What are my current growth opportunities? I’m impatient. I have elevated procrastination to an art form (I give lessons). I have the annoying tendency to put everyone else’s happiness and well-being before my own. Oh. Does that last one sound like a virtue? Some Disney-esque Cinderella sort of thing? Bull-pucky. It’s not. It’s a form of self-sabotage, first. Second, it doesn’t actually serve the people you love who’d be better off developing the initiative to learn whatever skill they’re asking you to perform for them. Third and maybe most importantly, it’s deceptive. I’m not putting everyone else first because I’m all sweetness and light. No. This is a subtle remnant of low self-esteem. If you serve everyone else and make them all happy, look at what a good person you are! Except that you’re also exhausted, resentful, and cranky most of the time. And notably, very little writing gets done.
As for physical flaws? Gave those up. I figure I was built the way I was built for a reason. We can talk about ‘gee, I wish I had curly hair’ or ‘wouldn’t it be nice if I were a size four’. But really, no one is a size four forever. No one. We all change shape. That’s life. Ultimately, physical flaws aren’t about the freckles or the bump on your nose. It’s about things like asthma which meant I could not join the military in any capacity. I took that as a message from the Gods. A pretty clear one, I might add. That’s how I classify flaws – as markers, things that say ‘go here, not there’. I can’t be an astronaut in this lifetime. When I wanted to join the military, I couldn’t fly a fighter, and then found out I couldn’t even drive a truck wearing a uniform. But I can sail a boat by feel. I can navigate unfamiliar water based on nothing more than a detailed chart (though a GPS unit for reference checks really ups the confidence factor – so long as you’re aware that a GPS unit will ask you to sail through land to get to a waypoint…). I can unclog my own galley sink. I can repair a drywall crack in such a way that you’d never know it had been there. I can recite Shakespeare and make it comprehensible to most people (who said the acting degree was worthless?).
Cataloging flaws seems like a twisted form of violence against oneself. If you count your flaws, remember to give the other side equal time. Count your fine qualities, too. What can you do? Sing? Design a website? Run a 25 man raid in World of Warcraft without swearing once, even off microphone?

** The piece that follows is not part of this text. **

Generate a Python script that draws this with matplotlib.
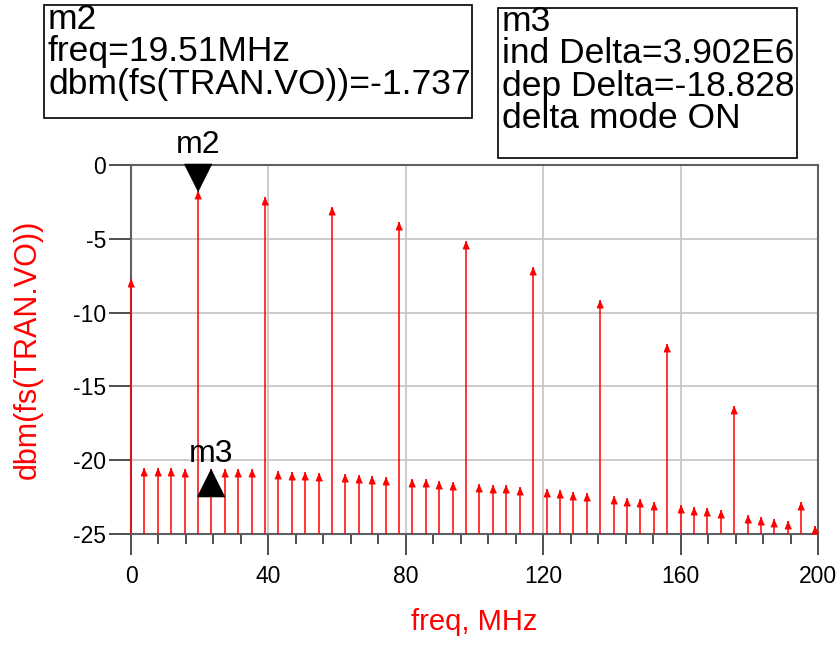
import numpy as np
import matplotlib
matplotlib.use('Agg')
import matplotlib.pyplot as plt
from matplotlib.patches import Rectangle
from matplotlib.ticker import MultipleLocator

plt.rcParams['font.family'] = ['Liberation Sans', 'DejaVu Sans']
plt.rcParams['axes.unicode_minus'] = False

# harmonic frequencies (MHz), spacing 3.902 MHz
freq = [0, 3.902, 7.804, 11.706, 15.608, 19.51, 23.412, 27.314, 31.216, 35.118,
        39.02, 42.922, 46.824, 50.726, 54.628, 58.53, 62.432, 66.334, 70.236, 74.138,
        78.04, 81.942, 85.844, 89.746, 93.648, 97.55, 101.452, 105.354, 109.256, 113.158,
        117.06, 120.962, 124.864, 128.766, 132.668, 136.57, 140.472, 144.374, 148.276, 152.178,
        156.08, 159.982, 163.884, 167.786, 171.688, 175.59, 179.492, 183.394, 187.296, 191.198,
        195.1, 199.002]

# dbm(fs(TRAN.VO)) at each harmonic
dbm = [-7.7, -20.55, -20.55, -20.55, -20.6, -1.737, -20.565, -20.6, -20.6, -20.6,
       -2.15, -20.75, -20.8, -20.8, -20.85, -2.85, -20.95, -21.0, -21.05, -21.15,
       -3.85, -21.25, -21.3, -21.4, -21.45, -5.15, -21.6, -21.65, -21.7, -21.8,
       -6.9, -21.95, -22.05, -22.15, -22.2, -9.15, -22.45, -22.55, -22.65, -22.8,
       -12.15, -23.05, -23.15, -23.25, -23.4, -16.35, -23.7, -23.85, -24.0, -24.15,
       -22.85, -24.45]

# markers
m2_freq, m2_val = 19.51, -1.737
m3_freq, m3_val = 23.412, -20.565

m2_lines = ['m2', 'freq=19.51MHz', 'dbm(fs(TRAN.VO))=-1.737']
m3_lines = ['m3', 'ind Delta=3.902E6', 'dep Delta=-18.828', 'delta mode ON']

W, H = 840, 648
fig = plt.figure(figsize=(W / 100, H / 100), dpi=100)
ax = fig.add_axes([131 / W, 1 - 534 / H, (818 - 131) / W, (534 - 165) / H])

ymin = -25
ax.vlines(freq, ymin, dbm, color='red', lw=1.1, zorder=5, clip_on=False)
arrow = [(0, 0), (-0.5, -1.2), (0.5, -1.2)]
ax.plot(freq, dbm, ls='none', marker=arrow, ms=10.5, color='red', zorder=5, clip_on=False)

# marker symbols
ax.plot([m2_freq], [m2_val], ls='none', marker=[(0, 0), (-0.5, 1), (0.5, 1)],
        ms=39, color='black', zorder=6, clip_on=False)
ax.plot([m3_freq], [m3_val], ls='none', marker=[(0, 0), (-0.5, -1), (0.5, -1)],
        ms=39, color='black', zorder=6, clip_on=False)
ax.annotate('m2', (m2_freq, m2_val), xytext=(0, 22), textcoords='offset points',
            ha='center', va='bottom', fontsize=23, annotation_clip=False, zorder=7)
ax.annotate('m3', (m3_freq, m3_val), xytext=(0, 0), textcoords='offset points',
            ha='center', va='bottom', fontsize=23, annotation_clip=False, zorder=7)

ax.set_xlim(0, 200)
ax.set_ylim(-25, 0)
ax.xaxis.set_major_locator(MultipleLocator(40))
ax.xaxis.set_minor_locator(MultipleLocator(8))
ax.yaxis.set_major_locator(MultipleLocator(5))
ax.grid(True, which='major', color='#c4c4c4', lw=1.2)
ax.set_axisbelow(True)
ax.tick_params(axis='x', which='major', length=15, width=1.2, labelsize=16.5, pad=7, color='#303030')
ax.tick_params(axis='x', which='minor', length=7.5, width=1.2, color='#303030')
ax.tick_params(axis='y', which='major', length=16, width=1.2, labelsize=16.5, pad=2, color='#303030')
for s in ax.spines.values():
    s.set_color('#606060')
    s.set_linewidth(1.5)

ax.set_xlabel('freq, MHz', color='red', fontsize=21, labelpad=15)
ax.set_ylabel('dbm(fs(TRAN.VO))', color='red', fontsize=22, labelpad=22)

# marker readout boxes
fig.patches.append(Rectangle((44 / W, 1 - 118 / H), (472 - 44) / W, (118 - 5) / H,
                             transform=fig.transFigure, fill=False, ec='black', lw=1.2))
fig.patches.append(Rectangle((498 / W, 1 - 158 / H), (797 - 498) / W, (158 - 8) / H,
                             transform=fig.transFigure, fill=False, ec='black', lw=1.2))
fig.text(48 / W, 1 - 3 / H, '\n'.join(m2_lines), ha='left', va='top',
         fontsize=25.5, linespacing=0.98)
fig.text(502 / W, 1 - 5 / H, '\n'.join(m3_lines), ha='left', va='top',
         fontsize=25.5, linespacing=0.98)

fig.savefig('out.png', dpi=100)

As a last note, I’ll confess one physical thing. All my life, everyone has said I have bird legs. They are pretty bony and skinny. Flaw? Nuh-uh. I’ve always secretly loved my legs, because those skinny little things are *strong*. Maybe they don’t look right to someone else, but they’ve carried me over mountains carrying a 50lb pack. They’ve cycled 40-50 miles in a day on a bike carrying 60lb packs. They’ve danced. They’ve kicked the crap out of that bully in third grade. What’s not to like?